#### WHAT YOU HAVE TO DO:
Type out the data exactly as given. Skip any image.

- - - -

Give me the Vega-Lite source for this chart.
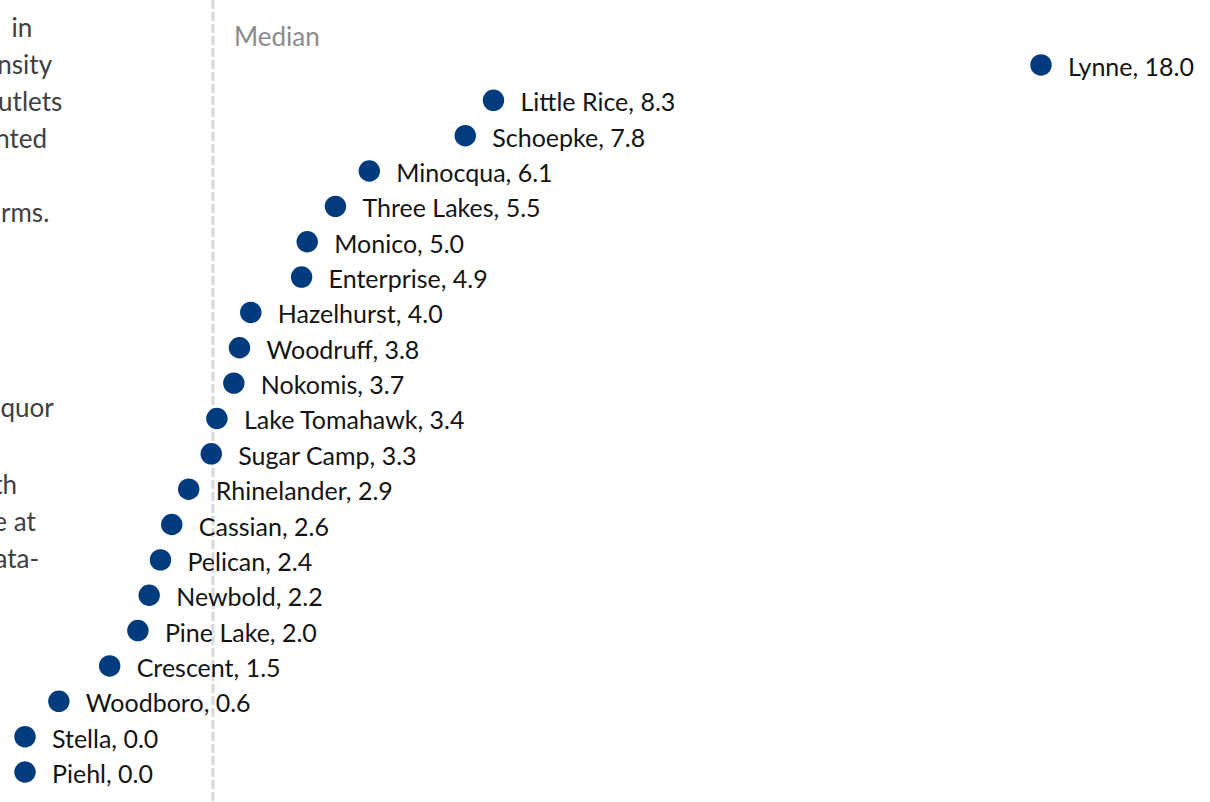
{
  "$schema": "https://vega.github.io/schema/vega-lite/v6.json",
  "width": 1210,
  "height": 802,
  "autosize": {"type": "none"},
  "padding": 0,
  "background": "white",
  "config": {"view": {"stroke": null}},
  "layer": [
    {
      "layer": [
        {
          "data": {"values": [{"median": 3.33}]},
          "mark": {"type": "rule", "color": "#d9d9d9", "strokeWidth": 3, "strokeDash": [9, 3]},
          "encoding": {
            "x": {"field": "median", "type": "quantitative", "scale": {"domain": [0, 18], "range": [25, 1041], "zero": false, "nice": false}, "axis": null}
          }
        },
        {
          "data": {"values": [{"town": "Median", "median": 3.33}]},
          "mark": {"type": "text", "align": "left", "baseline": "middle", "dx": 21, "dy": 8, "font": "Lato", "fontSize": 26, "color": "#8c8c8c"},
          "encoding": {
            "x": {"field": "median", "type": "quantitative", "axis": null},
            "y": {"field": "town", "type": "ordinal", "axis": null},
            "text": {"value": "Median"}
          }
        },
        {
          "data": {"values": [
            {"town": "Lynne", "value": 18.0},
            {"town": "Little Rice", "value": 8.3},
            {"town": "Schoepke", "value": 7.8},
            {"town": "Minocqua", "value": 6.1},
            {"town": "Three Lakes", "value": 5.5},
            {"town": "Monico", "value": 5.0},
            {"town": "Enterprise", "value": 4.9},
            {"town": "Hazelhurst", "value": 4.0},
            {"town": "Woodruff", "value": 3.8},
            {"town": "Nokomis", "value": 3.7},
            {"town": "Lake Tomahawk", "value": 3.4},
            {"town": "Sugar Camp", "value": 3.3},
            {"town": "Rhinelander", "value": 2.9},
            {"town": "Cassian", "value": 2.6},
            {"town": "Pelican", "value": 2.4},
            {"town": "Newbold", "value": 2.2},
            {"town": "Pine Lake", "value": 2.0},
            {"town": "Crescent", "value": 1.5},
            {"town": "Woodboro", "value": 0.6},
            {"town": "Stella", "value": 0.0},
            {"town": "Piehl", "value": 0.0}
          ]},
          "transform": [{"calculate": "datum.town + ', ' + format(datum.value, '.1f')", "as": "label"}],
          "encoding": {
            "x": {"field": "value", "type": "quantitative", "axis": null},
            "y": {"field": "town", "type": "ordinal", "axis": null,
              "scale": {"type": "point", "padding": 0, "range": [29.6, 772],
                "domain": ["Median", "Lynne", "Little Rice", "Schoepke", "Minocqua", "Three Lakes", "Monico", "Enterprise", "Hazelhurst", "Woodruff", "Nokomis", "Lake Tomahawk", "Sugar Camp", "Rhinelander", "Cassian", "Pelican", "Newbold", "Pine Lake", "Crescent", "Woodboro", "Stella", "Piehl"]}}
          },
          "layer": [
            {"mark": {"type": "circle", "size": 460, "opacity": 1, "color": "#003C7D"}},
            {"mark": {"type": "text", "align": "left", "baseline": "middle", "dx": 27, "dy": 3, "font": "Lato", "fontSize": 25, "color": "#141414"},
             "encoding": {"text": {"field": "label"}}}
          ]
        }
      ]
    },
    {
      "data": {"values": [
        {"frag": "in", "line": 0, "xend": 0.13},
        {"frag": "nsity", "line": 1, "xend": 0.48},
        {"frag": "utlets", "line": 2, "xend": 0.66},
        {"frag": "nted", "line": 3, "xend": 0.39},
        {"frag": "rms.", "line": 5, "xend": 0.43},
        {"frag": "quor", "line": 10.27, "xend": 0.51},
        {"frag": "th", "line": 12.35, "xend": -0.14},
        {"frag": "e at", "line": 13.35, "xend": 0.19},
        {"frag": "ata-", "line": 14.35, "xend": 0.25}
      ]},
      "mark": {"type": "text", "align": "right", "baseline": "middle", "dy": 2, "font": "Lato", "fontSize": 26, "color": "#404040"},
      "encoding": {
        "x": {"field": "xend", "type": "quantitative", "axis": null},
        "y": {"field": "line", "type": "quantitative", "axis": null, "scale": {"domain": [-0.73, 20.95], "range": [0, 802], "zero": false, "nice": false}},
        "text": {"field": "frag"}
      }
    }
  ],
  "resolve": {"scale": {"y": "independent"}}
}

- - - -

#### FULL SOLUTION:
Give me the Vega-Lite source for this chart.
{
  "$schema": "https://vega.github.io/schema/vega-lite/v6.json",
  "width": 1210,
  "height": 802,
  "autosize": {"type": "none"},
  "padding": 0,
  "background": "white",
  "config": {"view": {"stroke": null}},
  "layer": [
    {
      "layer": [
        {
          "data": {"values": [{"median": 3.33}]},
          "mark": {"type": "rule", "color": "#d9d9d9", "strokeWidth": 3, "strokeDash": [9, 3]},
          "encoding": {
            "x": {"field": "median", "type": "quantitative", "scale": {"domain": [0, 18], "range": [25, 1041], "zero": false, "nice": false}, "axis": null}
          }
        },
        {
          "data": {"values": [{"town": "Median", "median": 3.33}]},
          "mark": {"type": "text", "align": "left", "baseline": "middle", "dx": 21, "dy": 8, "font": "Lato", "fontSize": 26, "color": "#8c8c8c"},
          "encoding": {
            "x": {"field": "median", "type": "quantitative", "axis": null},
            "y": {"field": "town", "type": "ordinal", "axis": null},
            "text": {"value": "Median"}
          }
        },
        {
          "data": {"values": [
            {"town": "Lynne", "value": 18.0},
            {"town": "Little Rice", "value": 8.3},
            {"town": "Schoepke", "value": 7.8},
            {"town": "Minocqua", "value": 6.1},
            {"town": "Three Lakes", "value": 5.5},
            {"town": "Monico", "value": 5.0},
            {"town": "Enterprise", "value": 4.9},
            {"town": "Hazelhurst", "value": 4.0},
            {"town": "Woodruff", "value": 3.8},
            {"town": "Nokomis", "value": 3.7},
            {"town": "Lake Tomahawk", "value": 3.4},
            {"town": "Sugar Camp", "value": 3.3},
            {"town": "Rhinelander", "value": 2.9},
            {"town": "Cassian", "value": 2.6},
            {"town": "Pelican", "value": 2.4},
            {"town": "Newbold", "value": 2.2},
            {"town": "Pine Lake", "value": 2.0},
            {"town": "Crescent", "value": 1.5},
            {"town": "Woodboro", "value": 0.6},
            {"town": "Stella", "value": 0.0},
            {"town": "Piehl", "value": 0.0}
          ]},
          "transform": [{"calculate": "datum.town + ', ' + format(datum.value, '.1f')", "as": "label"}],
          "encoding": {
            "x": {"field": "value", "type": "quantitative", "axis": null},
            "y": {"field": "town", "type": "ordinal", "axis": null,
              "scale": {"type": "point", "padding": 0, "range": [29.6, 772],
                "domain": ["Median", "Lynne", "Little Rice", "Schoepke", "Minocqua", "Three Lakes", "Monico", "Enterprise", "Hazelhurst", "Woodruff", "Nokomis", "Lake Tomahawk", "Sugar Camp", "Rhinelander", "Cassian", "Pelican", "Newbold", "Pine Lake", "Crescent", "Woodboro", "Stella", "Piehl"]}}
          },
          "layer": [
            {"mark": {"type": "circle", "size": 460, "opacity": 1, "color": "#003C7D"}},
            {"mark": {"type": "text", "align": "left", "baseline": "middle", "dx": 27, "dy": 3, "font": "Lato", "fontSize": 25, "color": "#141414"},
             "encoding": {"text": {"field": "label"}}}
          ]
        }
      ]
    },
    {
      "data": {"values": [
        {"frag": "in", "line": 0, "xend": 0.13},
        {"frag": "nsity", "line": 1, "xend": 0.48},
        {"frag": "utlets", "line": 2, "xend": 0.66},
        {"frag": "nted", "line": 3, "xend": 0.39},
        {"frag": "rms.", "line": 5, "xend": 0.43},
        {"frag": "quor", "line": 10.27, "xend": 0.51},
        {"frag": "th", "line": 12.35, "xend": -0.14},
        {"frag": "e at", "line": 13.35, "xend": 0.19},
        {"frag": "ata-", "line": 14.35, "xend": 0.25}
      ]},
      "mark": {"type": "text", "align": "right", "baseline": "middle", "dy": 2, "font": "Lato", "fontSize": 26, "color": "#404040"},
      "encoding": {
        "x": {"field": "xend", "type": "quantitative", "axis": null},
        "y": {"field": "line", "type": "quantitative", "axis": null, "scale": {"domain": [-0.73, 20.95], "range": [0, 802], "zero": false, "nice": false}},
        "text": {"field": "frag"}
      }
    }
  ],
  "resolve": {"scale": {"y": "independent"}}
}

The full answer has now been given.